Without the pictures, output the lines of the material from the very first through the one that holds "cx, cy, r = 535, 252, 163".

*DATASET EXTRACT*.
↓

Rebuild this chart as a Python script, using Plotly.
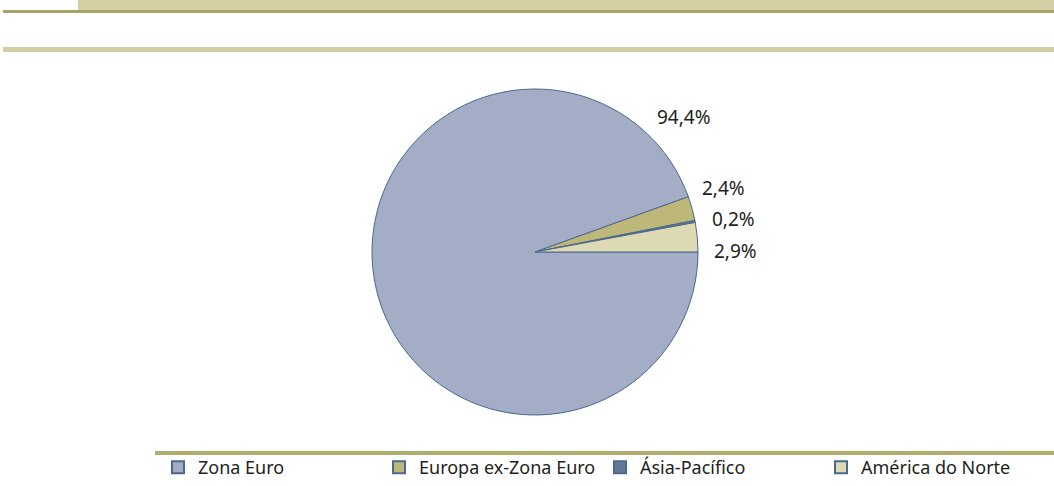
import plotly.graph_objects as go

labels = ["Zona Euro", "Europa ex-Zona Euro", "Ásia-Pacífico", "América do Norte"]
values = [94.4, 2.4, 0.2, 2.9]
colors = ["#A3ADC6", "#BDB87A", "#647895", "#DDD9B3"]
label_text = ["94,4%", "2,4%", "0,2%", "2,9%"]
label_pos = [(655, 117), (700, 188), (710, 219), (712, 251)]  # text anchor positions (px)

W, H = 1054, 486
cx, cy, r = 535, 252, 163

fig = go.Figure(go.Pie(
    labels=labels, values=values, sort=False, direction="clockwise", rotation=90,
    marker=dict(colors=colors, line=dict(color="#4A6890", width=1)),
    textinfo="none",
    domain=dict(x=[(cx - r) / W, (cx + r) / W], y=[1 - (cy + r) / H, 1 - (cy - r) / H]),
    hoverinfo="label+value", showlegend=True,
))

for t, (px, py) in zip(label_text, label_pos):
    fig.add_annotation(text=t, x=px / W, y=1 - py / H, xref="paper", yref="paper",
                       xanchor="left", yanchor="middle", showarrow=False,
                       font=dict(family="Noto Sans", size=19, color="#231F20"))

def hband(y0, y1, x0, x1, color):
    fig.add_shape(type="rect", xref="paper", yref="paper",
                  x0=x0 / W, x1=x1 / W, y0=1 - y1 / H, y1=1 - y0 / H,
                  line=dict(width=0), fillcolor=color, layer="below")

hband(0, 10, 78, 1054, "#D3CFA3")
hband(10, 13, 3, 1054, "#A8A468")
hband(47, 52, 3, 1054, "#D3CFA3")
hband(451, 455, 155, 1054, "#B0AC6C")

fig.update_layout(
    width=W, height=H, autosize=False, margin=dict(l=0, r=0, t=0, b=0),
    paper_bgcolor="white", plot_bgcolor="white",
    font=dict(family="Noto Sans", size=18, color="#231F20"),
    legend=dict(orientation="h", x=158 / W, y=0, xanchor="left", yanchor="bottom",
                entrywidth=176, font=dict(size=18, color="#231F20"), itemsizing="constant",
                bgcolor="rgba(0,0,0,0)"),
)
fig.write_html("out.html", config={"responsive": False, "displayModeBar": False},
               post_script="document.body.style.margin='0';document.body.style.overflow='hidden';")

↑

*RESULT*.
Rebuild this chart as a Python script, using Plotly.
import plotly.graph_objects as go

labels = ["Zona Euro", "Europa ex-Zona Euro", "Ásia-Pacífico", "América do Norte"]
values = [94.4, 2.4, 0.2, 2.9]
colors = ["#A3ADC6", "#BDB87A", "#647895", "#DDD9B3"]
label_text = ["94,4%", "2,4%", "0,2%", "2,9%"]
label_pos = [(655, 117), (700, 188), (710, 219), (712, 251)]  # text anchor positions (px)

W, H = 1054, 486
cx, cy, r = 535, 252, 163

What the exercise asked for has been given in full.